**INSTRUCTIONS TO FOLLOW:** Would you quote the material below in full and unchanged?

# START OF COLLECTED DATA

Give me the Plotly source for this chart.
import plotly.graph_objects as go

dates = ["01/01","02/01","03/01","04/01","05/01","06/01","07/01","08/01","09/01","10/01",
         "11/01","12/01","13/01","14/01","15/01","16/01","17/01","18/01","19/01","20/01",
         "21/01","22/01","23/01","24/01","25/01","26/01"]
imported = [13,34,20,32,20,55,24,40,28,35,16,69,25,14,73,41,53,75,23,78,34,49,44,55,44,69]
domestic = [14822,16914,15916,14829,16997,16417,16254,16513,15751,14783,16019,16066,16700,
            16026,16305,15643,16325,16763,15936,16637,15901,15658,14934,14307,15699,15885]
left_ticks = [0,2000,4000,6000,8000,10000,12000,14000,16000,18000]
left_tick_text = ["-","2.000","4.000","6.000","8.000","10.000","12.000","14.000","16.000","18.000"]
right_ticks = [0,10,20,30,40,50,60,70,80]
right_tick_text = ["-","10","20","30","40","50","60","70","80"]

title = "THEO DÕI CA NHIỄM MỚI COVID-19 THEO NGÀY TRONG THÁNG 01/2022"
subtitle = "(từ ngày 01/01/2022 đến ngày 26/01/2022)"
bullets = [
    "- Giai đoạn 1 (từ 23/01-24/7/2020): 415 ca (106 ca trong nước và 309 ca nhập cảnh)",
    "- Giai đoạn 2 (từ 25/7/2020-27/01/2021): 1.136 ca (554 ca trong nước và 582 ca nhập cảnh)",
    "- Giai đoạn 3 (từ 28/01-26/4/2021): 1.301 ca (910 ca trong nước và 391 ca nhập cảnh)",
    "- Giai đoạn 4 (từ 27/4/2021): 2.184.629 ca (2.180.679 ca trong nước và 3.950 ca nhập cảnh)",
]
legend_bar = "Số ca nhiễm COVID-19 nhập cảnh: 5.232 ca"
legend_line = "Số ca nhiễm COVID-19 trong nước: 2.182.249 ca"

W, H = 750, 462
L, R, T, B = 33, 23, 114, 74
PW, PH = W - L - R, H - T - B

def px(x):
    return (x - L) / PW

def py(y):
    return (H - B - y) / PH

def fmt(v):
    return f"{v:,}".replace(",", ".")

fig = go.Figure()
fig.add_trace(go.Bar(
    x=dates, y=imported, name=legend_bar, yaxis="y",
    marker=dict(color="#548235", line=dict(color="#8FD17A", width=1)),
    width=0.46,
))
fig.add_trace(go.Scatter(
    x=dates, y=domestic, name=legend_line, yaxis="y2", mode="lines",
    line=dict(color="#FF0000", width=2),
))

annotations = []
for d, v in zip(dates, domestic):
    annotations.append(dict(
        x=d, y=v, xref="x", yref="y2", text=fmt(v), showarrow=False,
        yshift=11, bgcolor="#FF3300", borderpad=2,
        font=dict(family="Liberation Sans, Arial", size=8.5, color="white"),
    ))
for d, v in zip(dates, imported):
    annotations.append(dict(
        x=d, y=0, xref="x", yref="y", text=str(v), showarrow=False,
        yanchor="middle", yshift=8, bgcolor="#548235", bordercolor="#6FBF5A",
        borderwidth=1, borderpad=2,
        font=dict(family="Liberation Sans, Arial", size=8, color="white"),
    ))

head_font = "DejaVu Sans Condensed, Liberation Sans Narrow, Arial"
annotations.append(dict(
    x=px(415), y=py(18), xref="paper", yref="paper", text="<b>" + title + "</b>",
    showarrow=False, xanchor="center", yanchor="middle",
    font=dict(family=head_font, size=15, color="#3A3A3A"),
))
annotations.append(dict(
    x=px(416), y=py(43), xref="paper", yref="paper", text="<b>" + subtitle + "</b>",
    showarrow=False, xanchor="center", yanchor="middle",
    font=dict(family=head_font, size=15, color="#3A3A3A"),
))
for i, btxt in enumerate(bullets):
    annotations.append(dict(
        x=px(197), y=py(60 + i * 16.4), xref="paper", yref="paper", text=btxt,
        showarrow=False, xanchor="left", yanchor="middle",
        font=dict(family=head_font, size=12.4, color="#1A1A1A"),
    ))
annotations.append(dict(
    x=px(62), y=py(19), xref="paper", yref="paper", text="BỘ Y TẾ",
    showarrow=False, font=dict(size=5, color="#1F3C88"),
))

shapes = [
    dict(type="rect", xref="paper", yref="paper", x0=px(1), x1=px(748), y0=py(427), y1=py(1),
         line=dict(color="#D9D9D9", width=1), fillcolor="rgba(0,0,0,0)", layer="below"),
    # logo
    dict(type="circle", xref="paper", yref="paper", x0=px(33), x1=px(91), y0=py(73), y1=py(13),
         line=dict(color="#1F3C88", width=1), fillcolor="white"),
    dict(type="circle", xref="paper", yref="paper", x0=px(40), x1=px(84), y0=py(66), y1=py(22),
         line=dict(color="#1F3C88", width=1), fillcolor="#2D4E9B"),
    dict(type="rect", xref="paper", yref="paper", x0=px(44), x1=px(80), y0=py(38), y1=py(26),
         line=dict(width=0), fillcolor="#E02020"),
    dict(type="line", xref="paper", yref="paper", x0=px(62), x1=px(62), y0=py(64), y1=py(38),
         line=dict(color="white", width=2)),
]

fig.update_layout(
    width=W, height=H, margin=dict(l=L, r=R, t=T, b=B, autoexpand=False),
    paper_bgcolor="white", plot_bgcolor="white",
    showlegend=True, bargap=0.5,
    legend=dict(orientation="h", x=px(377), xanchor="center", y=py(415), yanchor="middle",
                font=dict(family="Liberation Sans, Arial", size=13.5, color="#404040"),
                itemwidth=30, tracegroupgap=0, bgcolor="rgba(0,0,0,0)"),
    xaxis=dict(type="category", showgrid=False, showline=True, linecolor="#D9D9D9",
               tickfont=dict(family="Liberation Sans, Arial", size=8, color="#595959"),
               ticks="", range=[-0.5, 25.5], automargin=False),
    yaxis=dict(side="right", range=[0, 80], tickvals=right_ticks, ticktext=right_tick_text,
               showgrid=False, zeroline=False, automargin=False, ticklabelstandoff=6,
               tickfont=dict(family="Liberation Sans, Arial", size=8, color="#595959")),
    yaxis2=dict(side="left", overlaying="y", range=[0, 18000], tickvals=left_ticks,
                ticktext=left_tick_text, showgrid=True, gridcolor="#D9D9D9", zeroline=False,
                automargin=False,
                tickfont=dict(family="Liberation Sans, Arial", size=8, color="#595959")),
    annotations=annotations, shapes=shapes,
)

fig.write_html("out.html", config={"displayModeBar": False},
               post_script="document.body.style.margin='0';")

# END OF COLLECTED DATA

**SOLUTION FOR THIS TASK:**
Give me the Plotly source for this chart.
import plotly.graph_objects as go

dates = ["01/01","02/01","03/01","04/01","05/01","06/01","07/01","08/01","09/01","10/01",
         "11/01","12/01","13/01","14/01","15/01","16/01","17/01","18/01","19/01","20/01",
         "21/01","22/01","23/01","24/01","25/01","26/01"]
imported = [13,34,20,32,20,55,24,40,28,35,16,69,25,14,73,41,53,75,23,78,34,49,44,55,44,69]
domestic = [14822,16914,15916,14829,16997,16417,16254,16513,15751,14783,16019,16066,16700,
            16026,16305,15643,16325,16763,15936,16637,15901,15658,14934,14307,15699,15885]
left_ticks = [0,2000,4000,6000,8000,10000,12000,14000,16000,18000]
left_tick_text = ["-","2.000","4.000","6.000","8.000","10.000","12.000","14.000","16.000","18.000"]
right_ticks = [0,10,20,30,40,50,60,70,80]
right_tick_text = ["-","10","20","30","40","50","60","70","80"]

title = "THEO DÕI CA NHIỄM MỚI COVID-19 THEO NGÀY TRONG THÁNG 01/2022"
subtitle = "(từ ngày 01/01/2022 đến ngày 26/01/2022)"
bullets = [
    "- Giai đoạn 1 (từ 23/01-24/7/2020): 415 ca (106 ca trong nước và 309 ca nhập cảnh)",
    "- Giai đoạn 2 (từ 25/7/2020-27/01/2021): 1.136 ca (554 ca trong nước và 582 ca nhập cảnh)",
    "- Giai đoạn 3 (từ 28/01-26/4/2021): 1.301 ca (910 ca trong nước và 391 ca nhập cảnh)",
    "- Giai đoạn 4 (từ 27/4/2021): 2.184.629 ca (2.180.679 ca trong nước và 3.950 ca nhập cảnh)",
]
legend_bar = "Số ca nhiễm COVID-19 nhập cảnh: 5.232 ca"
legend_line = "Số ca nhiễm COVID-19 trong nước: 2.182.249 ca"

W, H = 750, 462
L, R, T, B = 33, 23, 114, 74
PW, PH = W - L - R, H - T - B

def px(x):
    return (x - L) / PW

def py(y):
    return (H - B - y) / PH

def fmt(v):
    return f"{v:,}".replace(",", ".")

fig = go.Figure()
fig.add_trace(go.Bar(
    x=dates, y=imported, name=legend_bar, yaxis="y",
    marker=dict(color="#548235", line=dict(color="#8FD17A", width=1)),
    width=0.46,
))
fig.add_trace(go.Scatter(
    x=dates, y=domestic, name=legend_line, yaxis="y2", mode="lines",
    line=dict(color="#FF0000", width=2),
))

annotations = []
for d, v in zip(dates, domestic):
    annotations.append(dict(
        x=d, y=v, xref="x", yref="y2", text=fmt(v), showarrow=False,
        yshift=11, bgcolor="#FF3300", borderpad=2,
        font=dict(family="Liberation Sans, Arial", size=8.5, color="white"),
    ))
for d, v in zip(dates, imported):
    annotations.append(dict(
        x=d, y=0, xref="x", yref="y", text=str(v), showarrow=False,
        yanchor="middle", yshift=8, bgcolor="#548235", bordercolor="#6FBF5A",
        borderwidth=1, borderpad=2,
        font=dict(family="Liberation Sans, Arial", size=8, color="white"),
    ))

head_font = "DejaVu Sans Condensed, Liberation Sans Narrow, Arial"
annotations.append(dict(
    x=px(415), y=py(18), xref="paper", yref="paper", text="<b>" + title + "</b>",
    showarrow=False, xanchor="center", yanchor="middle",
    font=dict(family=head_font, size=15, color="#3A3A3A"),
))
annotations.append(dict(
    x=px(416), y=py(43), xref="paper", yref="paper", text="<b>" + subtitle + "</b>",
    showarrow=False, xanchor="center", yanchor="middle",
    font=dict(family=head_font, size=15, color="#3A3A3A"),
))
for i, btxt in enumerate(bullets):
    annotations.append(dict(
        x=px(197), y=py(60 + i * 16.4), xref="paper", yref="paper", text=btxt,
        showarrow=False, xanchor="left", yanchor="middle",
        font=dict(family=head_font, size=12.4, color="#1A1A1A"),
    ))
annotations.append(dict(
    x=px(62), y=py(19), xref="paper", yref="paper", text="BỘ Y TẾ",
    showarrow=False, font=dict(size=5, color="#1F3C88"),
))

shapes = [
    dict(type="rect", xref="paper", yref="paper", x0=px(1), x1=px(748), y0=py(427), y1=py(1),
         line=dict(color="#D9D9D9", width=1), fillcolor="rgba(0,0,0,0)", layer="below"),
    # logo
    dict(type="circle", xref="paper", yref="paper", x0=px(33), x1=px(91), y0=py(73), y1=py(13),
         line=dict(color="#1F3C88", width=1), fillcolor="white"),
    dict(type="circle", xref="paper", yref="paper", x0=px(40), x1=px(84), y0=py(66), y1=py(22),
         line=dict(color="#1F3C88", width=1), fillcolor="#2D4E9B"),
    dict(type="rect", xref="paper", yref="paper", x0=px(44), x1=px(80), y0=py(38), y1=py(26),
         line=dict(width=0), fillcolor="#E02020"),
    dict(type="line", xref="paper", yref="paper", x0=px(62), x1=px(62), y0=py(64), y1=py(38),
         line=dict(color="white", width=2)),
]

fig.update_layout(
    width=W, height=H, margin=dict(l=L, r=R, t=T, b=B, autoexpand=False),
    paper_bgcolor="white", plot_bgcolor="white",
    showlegend=True, bargap=0.5,
    legend=dict(orientation="h", x=px(377), xanchor="center", y=py(415), yanchor="middle",
                font=dict(family="Liberation Sans, Arial", size=13.5, color="#404040"),
                itemwidth=30, tracegroupgap=0, bgcolor="rgba(0,0,0,0)"),
    xaxis=dict(type="category", showgrid=False, showline=True, linecolor="#D9D9D9",
               tickfont=dict(family="Liberation Sans, Arial", size=8, color="#595959"),
               ticks="", range=[-0.5, 25.5], automargin=False),
    yaxis=dict(side="right", range=[0, 80], tickvals=right_ticks, ticktext=right_tick_text,
               showgrid=False, zeroline=False, automargin=False, ticklabelstandoff=6,
               tickfont=dict(family="Liberation Sans, Arial", size=8, color="#595959")),
    yaxis2=dict(side="left", overlaying="y", range=[0, 18000], tickvals=left_ticks,
                ticktext=left_tick_text, showgrid=True, gridcolor="#D9D9D9", zeroline=False,
                automargin=False,
                tickfont=dict(family="Liberation Sans, Arial", size=8, color="#595959")),
    annotations=annotations, shapes=shapes,
)

fig.write_html("out.html", config={"displayModeBar": False},
               post_script="document.body.style.margin='0';")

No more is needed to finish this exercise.